(Bismarck, ND) -- We're getting more insight on just what is causing deer mortality rates to spike in North Dakota.
Wildlife biologists continue monitoring an ongoing mortality event in white-tailed deer in central parts of the state since early August. The state Game and Fish Department has documented whitetail deer deaths attributed to epizootic hemorrhagic disease.
“EHD is a viral disease transmitted by biting gnats,” said Dr. Charlie Bahnson, Game and Fish wildlife veterinarian. “We see a low level of EHD activity most years, but every so often, environmental factors line up to make for a bad season. Last year, southwest North Dakota was hit relatively hard by EHD. Right now, it appears that the virus is picking up where it left off, with most cases coming from locations on the edge of 2020’s heavily affected areas. The hardest hit area appears to be a 20-mile radius of the Bismarck-Mandan area, but we are also tracking smaller, localized outbreaks elsewhere in the state.”
Game and Fish is asking for assistance to better gauge the extent and severity of this year’s outbreak. The public is encouraged to report any sick or dead deer through an online reporting system.

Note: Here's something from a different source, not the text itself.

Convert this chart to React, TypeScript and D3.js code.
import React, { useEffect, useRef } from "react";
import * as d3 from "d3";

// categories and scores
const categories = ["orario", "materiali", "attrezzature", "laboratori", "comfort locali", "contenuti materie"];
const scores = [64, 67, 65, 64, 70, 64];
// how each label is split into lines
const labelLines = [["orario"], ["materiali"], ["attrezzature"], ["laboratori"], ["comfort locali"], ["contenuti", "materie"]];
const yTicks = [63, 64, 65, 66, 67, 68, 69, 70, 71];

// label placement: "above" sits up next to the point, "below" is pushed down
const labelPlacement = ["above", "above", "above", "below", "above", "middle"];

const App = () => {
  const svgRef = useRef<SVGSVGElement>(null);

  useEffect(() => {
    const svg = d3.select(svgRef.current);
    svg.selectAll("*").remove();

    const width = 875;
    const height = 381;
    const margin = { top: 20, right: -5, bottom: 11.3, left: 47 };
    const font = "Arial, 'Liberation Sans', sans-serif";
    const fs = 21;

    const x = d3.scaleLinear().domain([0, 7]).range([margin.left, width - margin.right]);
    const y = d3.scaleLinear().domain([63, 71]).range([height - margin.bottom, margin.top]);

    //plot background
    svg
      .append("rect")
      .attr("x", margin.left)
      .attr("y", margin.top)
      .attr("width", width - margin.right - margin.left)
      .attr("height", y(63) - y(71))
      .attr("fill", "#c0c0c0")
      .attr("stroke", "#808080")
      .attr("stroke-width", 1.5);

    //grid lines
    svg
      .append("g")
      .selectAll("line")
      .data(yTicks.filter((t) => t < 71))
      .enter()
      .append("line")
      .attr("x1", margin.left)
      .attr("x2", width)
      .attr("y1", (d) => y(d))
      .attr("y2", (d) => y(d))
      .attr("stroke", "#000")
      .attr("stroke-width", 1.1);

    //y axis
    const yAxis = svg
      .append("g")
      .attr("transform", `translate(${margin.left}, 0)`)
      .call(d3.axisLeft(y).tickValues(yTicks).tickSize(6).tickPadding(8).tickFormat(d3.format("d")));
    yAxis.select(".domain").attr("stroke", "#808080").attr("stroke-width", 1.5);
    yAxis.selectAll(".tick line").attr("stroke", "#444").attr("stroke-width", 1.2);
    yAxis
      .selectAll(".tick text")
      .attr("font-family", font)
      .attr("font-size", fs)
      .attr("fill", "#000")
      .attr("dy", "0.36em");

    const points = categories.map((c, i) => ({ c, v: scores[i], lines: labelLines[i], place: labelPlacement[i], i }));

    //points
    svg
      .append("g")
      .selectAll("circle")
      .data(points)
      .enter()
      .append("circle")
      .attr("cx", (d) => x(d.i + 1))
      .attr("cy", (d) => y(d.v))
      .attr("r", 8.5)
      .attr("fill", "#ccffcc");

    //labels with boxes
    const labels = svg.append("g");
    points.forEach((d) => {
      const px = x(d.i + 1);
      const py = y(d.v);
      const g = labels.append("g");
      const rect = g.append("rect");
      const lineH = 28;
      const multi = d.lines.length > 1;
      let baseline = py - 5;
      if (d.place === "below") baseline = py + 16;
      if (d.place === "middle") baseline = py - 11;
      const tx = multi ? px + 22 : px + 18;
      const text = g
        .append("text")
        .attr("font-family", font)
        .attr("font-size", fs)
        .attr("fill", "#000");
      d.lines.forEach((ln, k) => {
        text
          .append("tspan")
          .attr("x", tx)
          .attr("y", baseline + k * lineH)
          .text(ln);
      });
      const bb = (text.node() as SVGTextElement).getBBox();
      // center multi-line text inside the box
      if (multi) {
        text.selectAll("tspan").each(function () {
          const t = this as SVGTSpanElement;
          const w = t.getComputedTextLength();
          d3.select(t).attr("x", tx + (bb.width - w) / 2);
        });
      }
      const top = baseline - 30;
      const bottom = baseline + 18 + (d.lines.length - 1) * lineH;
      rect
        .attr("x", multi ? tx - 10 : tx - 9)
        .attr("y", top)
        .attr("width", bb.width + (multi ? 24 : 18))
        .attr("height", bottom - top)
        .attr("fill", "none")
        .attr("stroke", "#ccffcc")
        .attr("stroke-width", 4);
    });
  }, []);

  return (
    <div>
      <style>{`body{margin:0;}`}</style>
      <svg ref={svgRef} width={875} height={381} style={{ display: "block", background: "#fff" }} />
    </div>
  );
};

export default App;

“In some cases, we may need to collect samples off fresh carcasses, so please notify the department as soon as possible,” Bahnson said.
Hunters should report any dead deer along with photos, if possible, to the Game and Fish Department through the online wildlife mortality reporting system, which can be found by clicking here.
EHD primarily affects white-tailed deer, but other big game species are susceptible. The virus is not a danger to humans, however, hunters should not shoot or consume a deer if it appears sick.